* begin *

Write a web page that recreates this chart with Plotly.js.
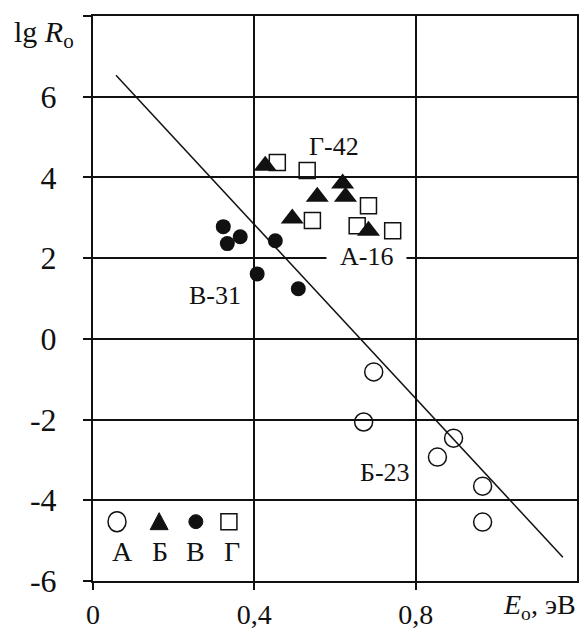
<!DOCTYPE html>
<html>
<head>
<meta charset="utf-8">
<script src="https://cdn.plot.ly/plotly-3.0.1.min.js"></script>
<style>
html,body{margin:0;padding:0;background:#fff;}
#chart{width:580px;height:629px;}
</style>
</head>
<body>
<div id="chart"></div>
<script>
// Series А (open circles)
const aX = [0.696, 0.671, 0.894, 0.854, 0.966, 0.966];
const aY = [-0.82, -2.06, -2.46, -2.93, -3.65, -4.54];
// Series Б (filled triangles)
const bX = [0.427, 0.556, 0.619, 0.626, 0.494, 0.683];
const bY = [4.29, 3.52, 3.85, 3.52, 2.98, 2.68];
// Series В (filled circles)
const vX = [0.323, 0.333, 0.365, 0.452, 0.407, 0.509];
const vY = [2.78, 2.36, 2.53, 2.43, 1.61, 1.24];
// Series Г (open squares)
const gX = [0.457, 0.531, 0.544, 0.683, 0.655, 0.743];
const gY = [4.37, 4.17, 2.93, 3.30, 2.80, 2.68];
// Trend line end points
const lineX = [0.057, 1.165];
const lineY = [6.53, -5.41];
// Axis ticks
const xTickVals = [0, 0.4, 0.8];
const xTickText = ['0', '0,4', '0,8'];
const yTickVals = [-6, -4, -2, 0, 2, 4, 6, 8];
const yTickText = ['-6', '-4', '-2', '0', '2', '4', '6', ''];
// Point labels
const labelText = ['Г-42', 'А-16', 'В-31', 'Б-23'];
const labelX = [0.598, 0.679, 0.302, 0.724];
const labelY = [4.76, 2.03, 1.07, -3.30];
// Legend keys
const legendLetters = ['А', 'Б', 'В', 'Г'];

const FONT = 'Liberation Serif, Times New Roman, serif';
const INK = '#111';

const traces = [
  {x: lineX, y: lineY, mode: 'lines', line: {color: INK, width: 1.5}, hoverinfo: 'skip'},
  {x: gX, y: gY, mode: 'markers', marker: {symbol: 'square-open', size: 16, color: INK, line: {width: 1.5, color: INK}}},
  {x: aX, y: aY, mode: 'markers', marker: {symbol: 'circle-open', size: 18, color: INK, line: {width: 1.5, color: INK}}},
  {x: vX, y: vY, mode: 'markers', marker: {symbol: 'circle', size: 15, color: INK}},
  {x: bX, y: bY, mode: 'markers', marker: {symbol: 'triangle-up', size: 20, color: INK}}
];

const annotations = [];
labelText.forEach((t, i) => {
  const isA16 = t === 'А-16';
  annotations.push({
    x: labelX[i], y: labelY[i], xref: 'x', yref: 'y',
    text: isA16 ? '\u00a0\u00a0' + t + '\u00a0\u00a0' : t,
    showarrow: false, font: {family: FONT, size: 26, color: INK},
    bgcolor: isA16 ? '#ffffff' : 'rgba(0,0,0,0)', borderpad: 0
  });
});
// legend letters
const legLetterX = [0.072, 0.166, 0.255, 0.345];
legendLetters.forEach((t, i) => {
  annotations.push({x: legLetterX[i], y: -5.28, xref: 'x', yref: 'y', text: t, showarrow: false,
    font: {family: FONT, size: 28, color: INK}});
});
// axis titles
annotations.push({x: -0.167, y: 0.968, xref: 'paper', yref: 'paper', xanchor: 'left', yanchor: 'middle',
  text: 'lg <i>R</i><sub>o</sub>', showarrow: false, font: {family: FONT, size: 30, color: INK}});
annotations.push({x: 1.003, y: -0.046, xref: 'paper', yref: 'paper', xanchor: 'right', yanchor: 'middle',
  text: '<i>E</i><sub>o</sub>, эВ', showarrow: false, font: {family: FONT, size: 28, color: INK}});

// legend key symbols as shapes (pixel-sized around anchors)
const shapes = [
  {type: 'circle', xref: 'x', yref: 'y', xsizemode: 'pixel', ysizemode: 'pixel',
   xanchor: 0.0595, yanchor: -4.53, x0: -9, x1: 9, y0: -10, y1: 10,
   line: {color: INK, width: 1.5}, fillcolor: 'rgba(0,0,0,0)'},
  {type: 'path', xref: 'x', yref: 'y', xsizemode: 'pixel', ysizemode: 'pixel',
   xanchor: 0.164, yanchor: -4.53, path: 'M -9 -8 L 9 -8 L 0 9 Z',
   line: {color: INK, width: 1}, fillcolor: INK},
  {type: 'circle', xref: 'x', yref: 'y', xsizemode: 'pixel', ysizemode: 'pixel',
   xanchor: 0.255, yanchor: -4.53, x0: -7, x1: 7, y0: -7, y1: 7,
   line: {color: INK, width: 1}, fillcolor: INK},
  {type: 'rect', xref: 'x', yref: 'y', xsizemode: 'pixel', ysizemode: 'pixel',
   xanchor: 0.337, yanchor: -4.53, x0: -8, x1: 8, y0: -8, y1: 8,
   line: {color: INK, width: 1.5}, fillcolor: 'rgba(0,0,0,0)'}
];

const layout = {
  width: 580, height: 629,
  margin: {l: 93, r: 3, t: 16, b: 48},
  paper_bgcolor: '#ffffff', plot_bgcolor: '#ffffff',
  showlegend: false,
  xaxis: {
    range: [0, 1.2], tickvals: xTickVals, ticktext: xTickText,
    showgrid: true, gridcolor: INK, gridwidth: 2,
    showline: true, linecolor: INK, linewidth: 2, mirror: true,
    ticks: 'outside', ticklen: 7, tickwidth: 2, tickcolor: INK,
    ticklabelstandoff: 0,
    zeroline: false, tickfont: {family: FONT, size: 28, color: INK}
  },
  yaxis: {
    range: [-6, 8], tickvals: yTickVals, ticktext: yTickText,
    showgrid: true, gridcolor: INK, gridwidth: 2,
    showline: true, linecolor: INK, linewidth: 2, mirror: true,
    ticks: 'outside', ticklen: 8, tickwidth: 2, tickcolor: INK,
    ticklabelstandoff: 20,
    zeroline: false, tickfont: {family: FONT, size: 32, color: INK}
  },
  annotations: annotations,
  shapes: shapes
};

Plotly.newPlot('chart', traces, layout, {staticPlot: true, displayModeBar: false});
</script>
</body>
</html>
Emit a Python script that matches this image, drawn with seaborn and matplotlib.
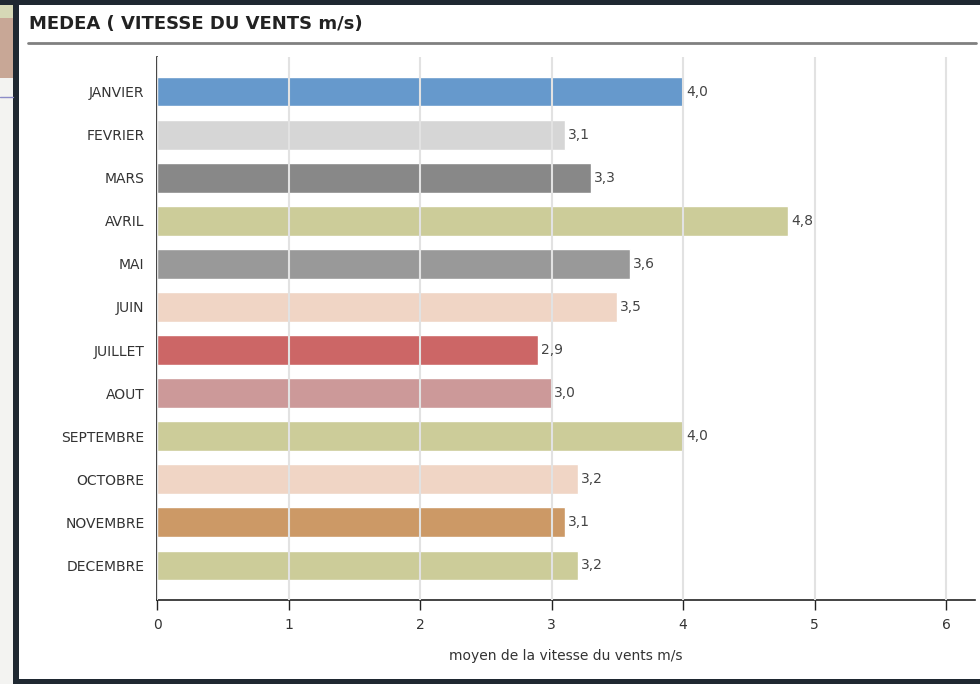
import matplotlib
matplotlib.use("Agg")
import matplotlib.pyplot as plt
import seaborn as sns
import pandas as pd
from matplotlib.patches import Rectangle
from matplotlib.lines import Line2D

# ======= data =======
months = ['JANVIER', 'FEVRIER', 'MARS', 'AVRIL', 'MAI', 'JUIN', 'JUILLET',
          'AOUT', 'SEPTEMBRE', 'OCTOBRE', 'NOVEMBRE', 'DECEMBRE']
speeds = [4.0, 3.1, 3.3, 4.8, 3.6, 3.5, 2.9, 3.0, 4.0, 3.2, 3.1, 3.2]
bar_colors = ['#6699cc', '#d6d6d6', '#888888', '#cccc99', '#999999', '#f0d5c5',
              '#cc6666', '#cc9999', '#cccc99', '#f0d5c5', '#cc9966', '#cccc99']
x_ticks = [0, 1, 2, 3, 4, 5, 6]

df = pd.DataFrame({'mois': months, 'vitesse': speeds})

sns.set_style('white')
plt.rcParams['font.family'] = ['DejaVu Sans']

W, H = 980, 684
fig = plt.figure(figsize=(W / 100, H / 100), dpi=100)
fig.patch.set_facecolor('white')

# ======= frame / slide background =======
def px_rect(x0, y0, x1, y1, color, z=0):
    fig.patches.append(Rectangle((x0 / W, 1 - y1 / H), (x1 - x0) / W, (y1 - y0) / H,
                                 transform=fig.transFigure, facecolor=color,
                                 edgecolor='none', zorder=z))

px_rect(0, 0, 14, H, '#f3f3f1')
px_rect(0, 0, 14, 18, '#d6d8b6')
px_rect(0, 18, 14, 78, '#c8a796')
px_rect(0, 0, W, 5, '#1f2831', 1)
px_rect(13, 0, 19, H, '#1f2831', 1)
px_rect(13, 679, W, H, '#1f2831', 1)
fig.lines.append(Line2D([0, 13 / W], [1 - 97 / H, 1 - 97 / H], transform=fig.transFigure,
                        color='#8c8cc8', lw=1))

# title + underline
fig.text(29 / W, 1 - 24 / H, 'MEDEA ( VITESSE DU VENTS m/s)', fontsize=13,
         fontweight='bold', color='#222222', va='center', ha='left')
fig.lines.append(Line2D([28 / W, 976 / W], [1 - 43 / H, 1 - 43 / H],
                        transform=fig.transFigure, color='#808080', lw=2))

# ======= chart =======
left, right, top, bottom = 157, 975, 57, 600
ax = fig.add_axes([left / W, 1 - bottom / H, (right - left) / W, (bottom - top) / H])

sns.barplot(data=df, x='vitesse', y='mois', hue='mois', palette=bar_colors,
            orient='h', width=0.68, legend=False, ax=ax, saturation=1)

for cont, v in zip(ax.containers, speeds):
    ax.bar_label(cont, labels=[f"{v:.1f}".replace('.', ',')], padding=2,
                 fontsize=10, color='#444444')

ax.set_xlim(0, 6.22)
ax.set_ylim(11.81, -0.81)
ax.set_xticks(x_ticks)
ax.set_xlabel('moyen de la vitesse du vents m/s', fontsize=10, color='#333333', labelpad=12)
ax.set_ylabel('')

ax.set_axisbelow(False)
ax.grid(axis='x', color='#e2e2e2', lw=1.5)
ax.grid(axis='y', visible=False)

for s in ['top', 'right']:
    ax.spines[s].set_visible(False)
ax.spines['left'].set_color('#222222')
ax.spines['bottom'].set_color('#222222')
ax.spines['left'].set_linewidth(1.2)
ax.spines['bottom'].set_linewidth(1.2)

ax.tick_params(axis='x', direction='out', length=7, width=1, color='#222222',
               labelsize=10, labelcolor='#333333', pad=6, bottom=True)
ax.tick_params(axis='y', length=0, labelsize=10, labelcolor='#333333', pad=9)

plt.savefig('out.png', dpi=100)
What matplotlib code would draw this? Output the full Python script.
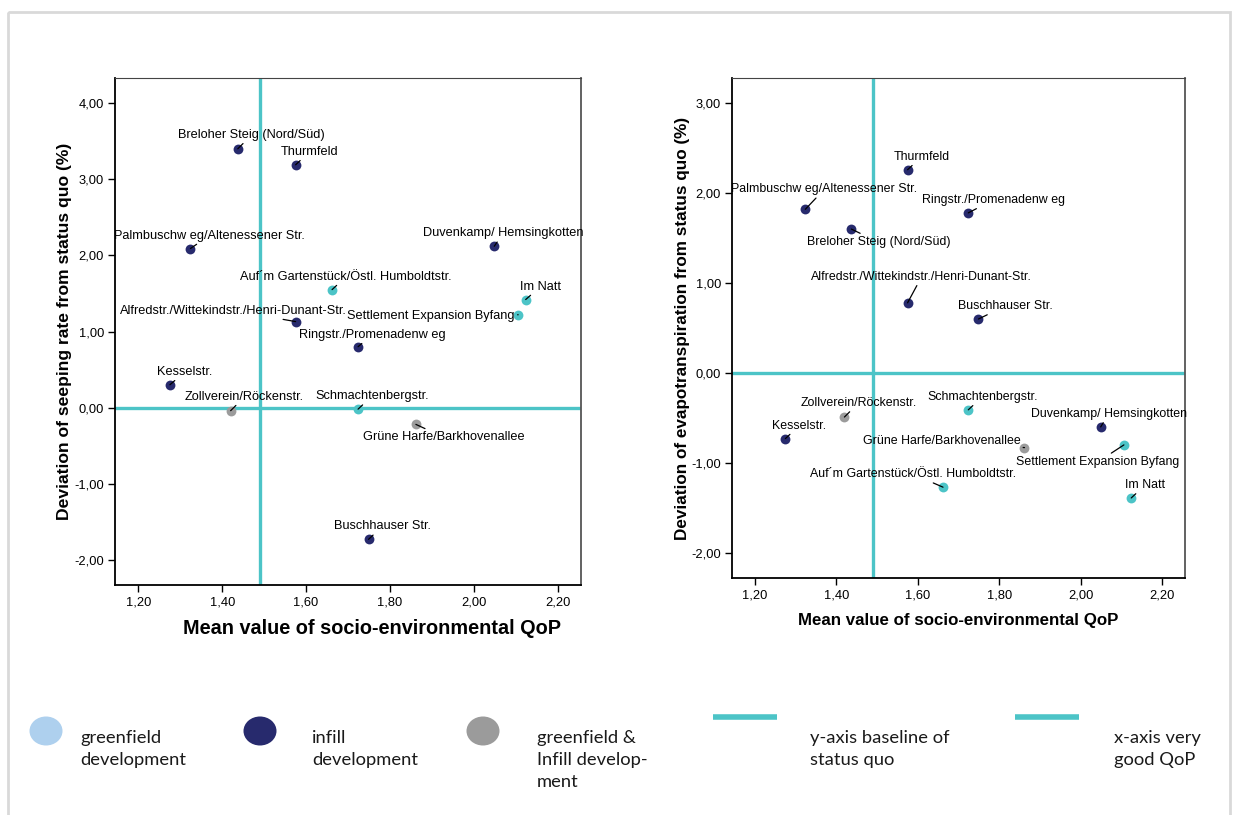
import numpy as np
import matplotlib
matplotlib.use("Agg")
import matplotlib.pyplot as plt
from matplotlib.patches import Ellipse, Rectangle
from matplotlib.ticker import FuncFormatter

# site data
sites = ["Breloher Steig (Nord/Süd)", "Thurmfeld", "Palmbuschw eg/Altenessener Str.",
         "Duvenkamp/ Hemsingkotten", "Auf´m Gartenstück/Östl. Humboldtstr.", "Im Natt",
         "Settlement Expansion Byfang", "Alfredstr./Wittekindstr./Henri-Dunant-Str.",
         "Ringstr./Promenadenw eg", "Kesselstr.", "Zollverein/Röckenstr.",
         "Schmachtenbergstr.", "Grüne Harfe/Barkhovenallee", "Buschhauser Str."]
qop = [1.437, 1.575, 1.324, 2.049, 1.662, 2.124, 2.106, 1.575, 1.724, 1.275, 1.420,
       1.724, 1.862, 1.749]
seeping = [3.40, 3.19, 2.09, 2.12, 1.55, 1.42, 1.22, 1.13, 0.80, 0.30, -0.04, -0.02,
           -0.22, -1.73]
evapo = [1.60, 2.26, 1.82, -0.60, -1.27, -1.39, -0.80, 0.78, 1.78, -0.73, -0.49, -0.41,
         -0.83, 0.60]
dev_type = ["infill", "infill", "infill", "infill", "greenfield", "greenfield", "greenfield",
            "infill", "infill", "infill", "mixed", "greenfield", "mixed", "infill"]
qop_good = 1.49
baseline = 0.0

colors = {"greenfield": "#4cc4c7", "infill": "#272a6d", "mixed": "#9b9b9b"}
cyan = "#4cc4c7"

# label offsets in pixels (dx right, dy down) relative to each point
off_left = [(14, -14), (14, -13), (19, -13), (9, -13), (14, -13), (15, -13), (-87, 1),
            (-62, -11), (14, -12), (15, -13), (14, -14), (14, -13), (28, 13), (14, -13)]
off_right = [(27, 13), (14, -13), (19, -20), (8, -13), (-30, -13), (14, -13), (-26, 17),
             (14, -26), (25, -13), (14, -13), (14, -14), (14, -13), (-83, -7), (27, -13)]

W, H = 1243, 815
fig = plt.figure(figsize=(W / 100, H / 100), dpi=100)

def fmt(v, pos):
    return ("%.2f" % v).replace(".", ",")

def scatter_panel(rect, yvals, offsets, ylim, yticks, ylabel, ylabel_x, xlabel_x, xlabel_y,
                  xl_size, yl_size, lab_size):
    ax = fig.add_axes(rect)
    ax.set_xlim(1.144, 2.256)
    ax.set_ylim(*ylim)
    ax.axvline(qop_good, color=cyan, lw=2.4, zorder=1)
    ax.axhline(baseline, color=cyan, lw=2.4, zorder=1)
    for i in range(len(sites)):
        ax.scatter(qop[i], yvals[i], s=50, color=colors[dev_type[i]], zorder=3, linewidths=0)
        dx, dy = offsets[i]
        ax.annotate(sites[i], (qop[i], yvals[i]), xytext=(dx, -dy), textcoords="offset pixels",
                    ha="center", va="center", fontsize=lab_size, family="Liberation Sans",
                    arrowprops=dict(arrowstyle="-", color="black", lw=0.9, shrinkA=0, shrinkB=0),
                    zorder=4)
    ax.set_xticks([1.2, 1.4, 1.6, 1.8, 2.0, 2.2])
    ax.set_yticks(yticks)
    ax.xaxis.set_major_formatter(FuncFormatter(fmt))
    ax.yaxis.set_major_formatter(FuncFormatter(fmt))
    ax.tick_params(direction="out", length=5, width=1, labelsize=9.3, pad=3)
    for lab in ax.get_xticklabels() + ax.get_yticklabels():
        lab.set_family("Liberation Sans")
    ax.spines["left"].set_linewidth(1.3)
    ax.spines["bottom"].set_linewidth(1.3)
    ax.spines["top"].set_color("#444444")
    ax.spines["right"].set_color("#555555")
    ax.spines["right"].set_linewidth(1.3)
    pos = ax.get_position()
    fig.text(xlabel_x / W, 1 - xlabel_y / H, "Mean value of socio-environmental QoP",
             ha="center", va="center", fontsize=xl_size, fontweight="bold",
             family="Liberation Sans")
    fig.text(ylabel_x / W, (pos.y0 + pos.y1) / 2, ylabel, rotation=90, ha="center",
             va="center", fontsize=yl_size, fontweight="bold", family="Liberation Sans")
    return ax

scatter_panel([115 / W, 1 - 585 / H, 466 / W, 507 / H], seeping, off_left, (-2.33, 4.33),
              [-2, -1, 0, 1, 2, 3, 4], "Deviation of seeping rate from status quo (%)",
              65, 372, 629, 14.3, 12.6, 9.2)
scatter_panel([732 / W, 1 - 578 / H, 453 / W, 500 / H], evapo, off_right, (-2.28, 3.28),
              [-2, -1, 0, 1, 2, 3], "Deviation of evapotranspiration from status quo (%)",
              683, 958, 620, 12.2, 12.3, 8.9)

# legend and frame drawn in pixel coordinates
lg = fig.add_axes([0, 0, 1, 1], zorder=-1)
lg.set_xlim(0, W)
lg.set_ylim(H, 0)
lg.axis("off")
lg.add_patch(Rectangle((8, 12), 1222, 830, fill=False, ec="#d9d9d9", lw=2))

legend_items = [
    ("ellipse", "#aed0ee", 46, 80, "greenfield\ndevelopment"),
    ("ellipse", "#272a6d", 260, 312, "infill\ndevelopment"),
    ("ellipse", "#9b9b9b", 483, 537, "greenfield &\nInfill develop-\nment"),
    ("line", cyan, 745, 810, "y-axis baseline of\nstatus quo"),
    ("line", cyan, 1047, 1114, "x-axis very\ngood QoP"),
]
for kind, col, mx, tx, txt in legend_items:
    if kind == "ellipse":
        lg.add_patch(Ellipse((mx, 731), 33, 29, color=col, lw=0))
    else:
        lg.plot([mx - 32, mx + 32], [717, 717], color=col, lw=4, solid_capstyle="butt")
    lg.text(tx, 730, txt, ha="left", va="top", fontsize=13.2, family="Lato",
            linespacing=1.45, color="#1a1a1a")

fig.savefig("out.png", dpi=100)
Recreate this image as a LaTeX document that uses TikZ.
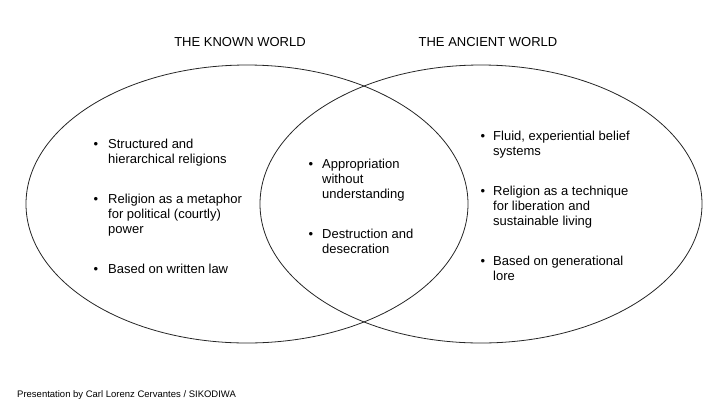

* end *

PROBLEM DESCRIPTION
Take the stretch from the line containing "Emit a Python" through the line containing "orient='h', width=0.68, legend=False, ax=ax, saturation=1)" and reproduce it exactly, both ends included. Omit the pictures.

RESPONSE TO THE EXERCISE
Emit a Python script that matches this image, drawn with seaborn and matplotlib.
import matplotlib
matplotlib.use("Agg")
import matplotlib.pyplot as plt
import seaborn as sns
import pandas as pd
from matplotlib.patches import Rectangle
from matplotlib.lines import Line2D

# ======= data =======
months = ['JANVIER', 'FEVRIER', 'MARS', 'AVRIL', 'MAI', 'JUIN', 'JUILLET',
          'AOUT', 'SEPTEMBRE', 'OCTOBRE', 'NOVEMBRE', 'DECEMBRE']
speeds = [4.0, 3.1, 3.3, 4.8, 3.6, 3.5, 2.9, 3.0, 4.0, 3.2, 3.1, 3.2]
bar_colors = ['#6699cc', '#d6d6d6', '#888888', '#cccc99', '#999999', '#f0d5c5',
              '#cc6666', '#cc9999', '#cccc99', '#f0d5c5', '#cc9966', '#cccc99']
x_ticks = [0, 1, 2, 3, 4, 5, 6]

df = pd.DataFrame({'mois': months, 'vitesse': speeds})

sns.set_style('white')
plt.rcParams['font.family'] = ['DejaVu Sans']

W, H = 980, 684
fig = plt.figure(figsize=(W / 100, H / 100), dpi=100)
fig.patch.set_facecolor('white')

# ======= frame / slide background =======
def px_rect(x0, y0, x1, y1, color, z=0):
    fig.patches.append(Rectangle((x0 / W, 1 - y1 / H), (x1 - x0) / W, (y1 - y0) / H,
                                 transform=fig.transFigure, facecolor=color,
                                 edgecolor='none', zorder=z))

px_rect(0, 0, 14, H, '#f3f3f1')
px_rect(0, 0, 14, 18, '#d6d8b6')
px_rect(0, 18, 14, 78, '#c8a796')
px_rect(0, 0, W, 5, '#1f2831', 1)
px_rect(13, 0, 19, H, '#1f2831', 1)
px_rect(13, 679, W, H, '#1f2831', 1)
fig.lines.append(Line2D([0, 13 / W], [1 - 97 / H, 1 - 97 / H], transform=fig.transFigure,
                        color='#8c8cc8', lw=1))

# title + underline
fig.text(29 / W, 1 - 24 / H, 'MEDEA ( VITESSE DU VENTS m/s)', fontsize=13,
         fontweight='bold', color='#222222', va='center', ha='left')
fig.lines.append(Line2D([28 / W, 976 / W], [1 - 43 / H, 1 - 43 / H],
                        transform=fig.transFigure, color='#808080', lw=2))

# ======= chart =======
left, right, top, bottom = 157, 975, 57, 600
ax = fig.add_axes([left / W, 1 - bottom / H, (right - left) / W, (bottom - top) / H])

sns.barplot(data=df, x='vitesse', y='mois', hue='mois', palette=bar_colors,
            orient='h', width=0.68, legend=False, ax=ax, saturation=1)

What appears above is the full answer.